Bitcoin has been surging in value ever since it was introduced more than a decade ago; its price has tripled in the past three months alone.
The digital currency is hovering just under $58,000 per coin as of March 29, 2021, up approximately 64,444,444% from its price of 9 cents in July 2010.
That’s more growth than the S&P 500, Dow Jones or NASDAQ have ever experienced.
Bitcoin is the most popular of the many digitally based and encrypted currencies that have emerged in recent years. Unfortunately, many Hawaii residents have missed out on being a part of this new innovation because they have limited options to buy it. For example, Coinbase is the largest cryptocurrency exchange in the world, but it refuses to do business in the Aloha State.
Why can’t Hawaii residents buy Bitcoin? The short answer is they can, and they can buy other cryptocurrencies like Litecoin and Ethereum. But their options to buy crypto are very limited at the moment. That’s because of a little-known rule from a little-known government organization.
Discriminating against crypto
The Hawaii Division of Financial Institutions is responsible for the licensing activities of financial institutions. In February 2017, it followed only Wyoming in ruling that digital currency businesses must have cash on hand equal to the total amount of all cryptocurrencies held by Hawaii residents using their services.
That means that if residents held a total of 1,000 bitcoins at the current market rate, Coinbase would have to hold roughly $58,000,000 in cash reserves as collateral.
Within weeks after that rule was imposed, exchanges such as Coinbase and Binance stopped serving Hawaii. Juan Suarez, then-vice president of legal at Coinbase, published a blog post condemning the DFI’s decision
“This policy is obviously untenable. No digital currency business — and frankly, no commercially viable business anywhere — has the capital to supplement every customer bitcoin with redundant dollar collateral. Even if Coinbase could, … it would do nothing to further our customers’ paramount interest: that Coinbase absolutely secures digital currency held on their behalf and makes their funds available, in full, anytime they wish to spend or liquidate.”
Residents could still buy Bitcoin through on-island ATMs, because then the crypto wouldn’t be held by an exchange, but they had to pay fees of up to 14% per transaction.
Implementing better policy
So why did the state Division of Financial Institutions make the ruling?

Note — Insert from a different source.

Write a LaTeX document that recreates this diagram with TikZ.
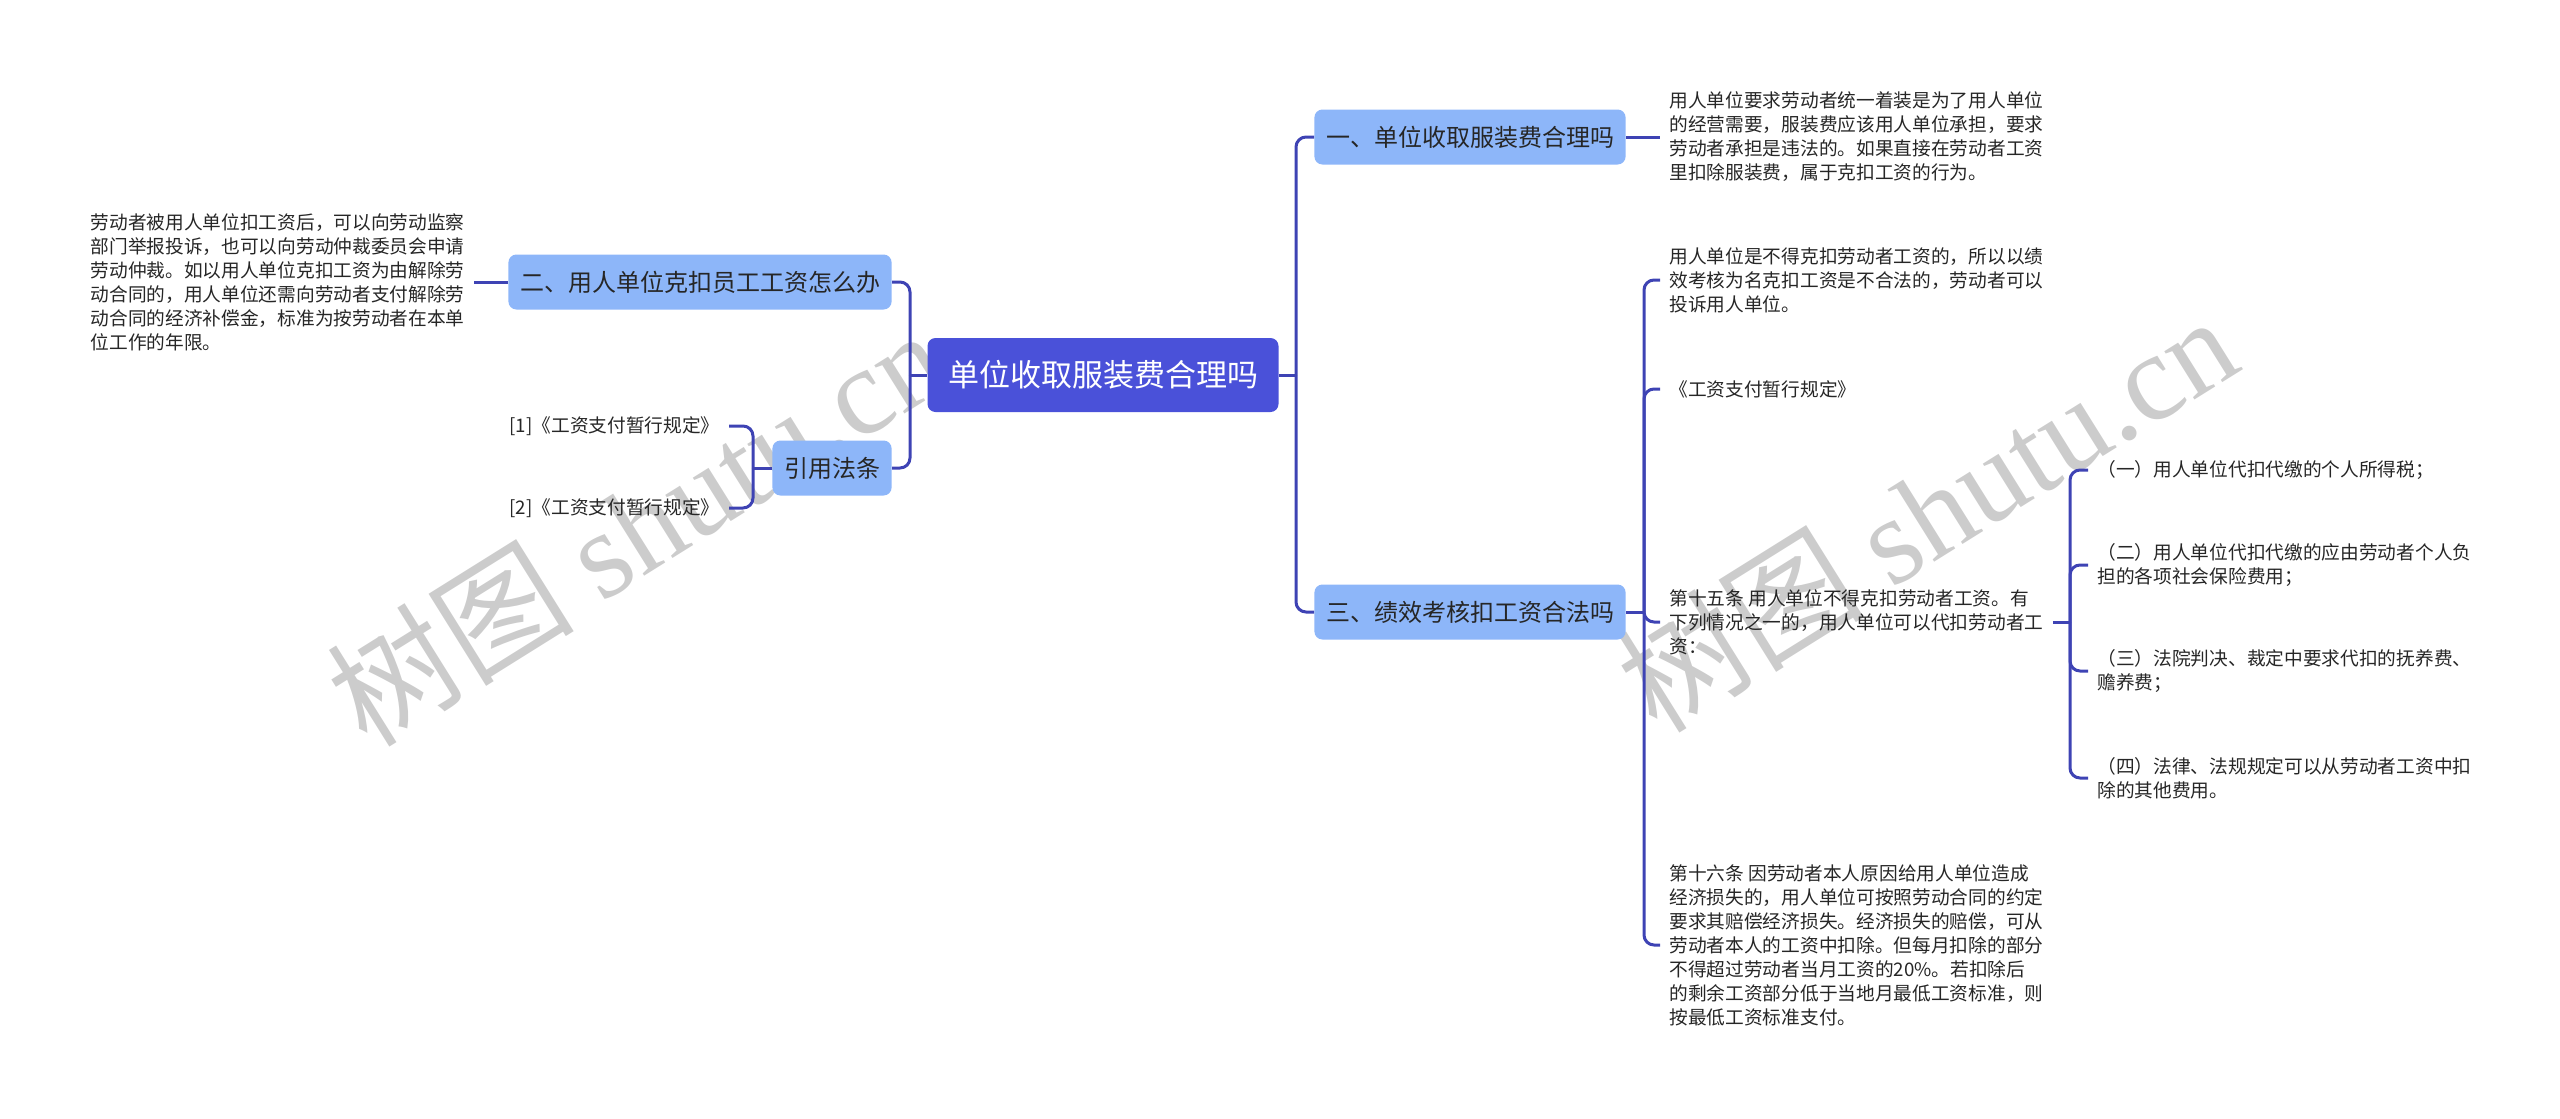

No explanation was given at the time. Perhaps administrators thought they were protecting their constituents from a volatile investment. Maui-based tech entrepreneur David Fry speculated that it’s probably because most regulators don’t understand the asset.
Either way, it’s an arbitrary rule that doesn’t make much sense. It’s also not fair; the same rule doesn’t apply to exchanges trading volatile exchange-traded funds (ETFs) or stocks such as Tesla or Uber.
Worse, it has deprived Hawaii residents of being able to take advantage of the appreciating value of Bitcoin and other cryptocurrencies. At the time the division created its rule, bitcoins were priced around $1,000 each, which means Hawaii residents today would have almost $58 for every $1 they’d invested at the time, outpacing inflation and the growth of stocks from major companies such as Netflix, Amazon or Apple.
Fortunately, there is some hope for Hawaii cryptocurrency fans. A state initiative to create a new “digital currency regulatory sandbox” was authorized in March 2020 and will allow 15 crypto firms to do business in the islands until June 30, 2022 without having to follow the 2017 rule. Hawaii residents once again will have companies in-state that they can buy from, although it’s too bad Hawaii residents had to miss out on the low buy-in prices of the past four years — and for however long it takes to get this sandbox up and running.
Hawaii’s experience with Bitcoin and other cryptocurrencies is a prime example of how government can get in the way of honest innovation and entrepreneurship. This is not to recommend that Hawaii residents engage in cryptocurrency transactions, only that they should have that opportunity to do so, just as they should have with any innovative technology that has the potential to revolutionize how we live and work.
The path to prosperity is not about rules that burden businesses and limit risk-taking; it’s about economic freedom.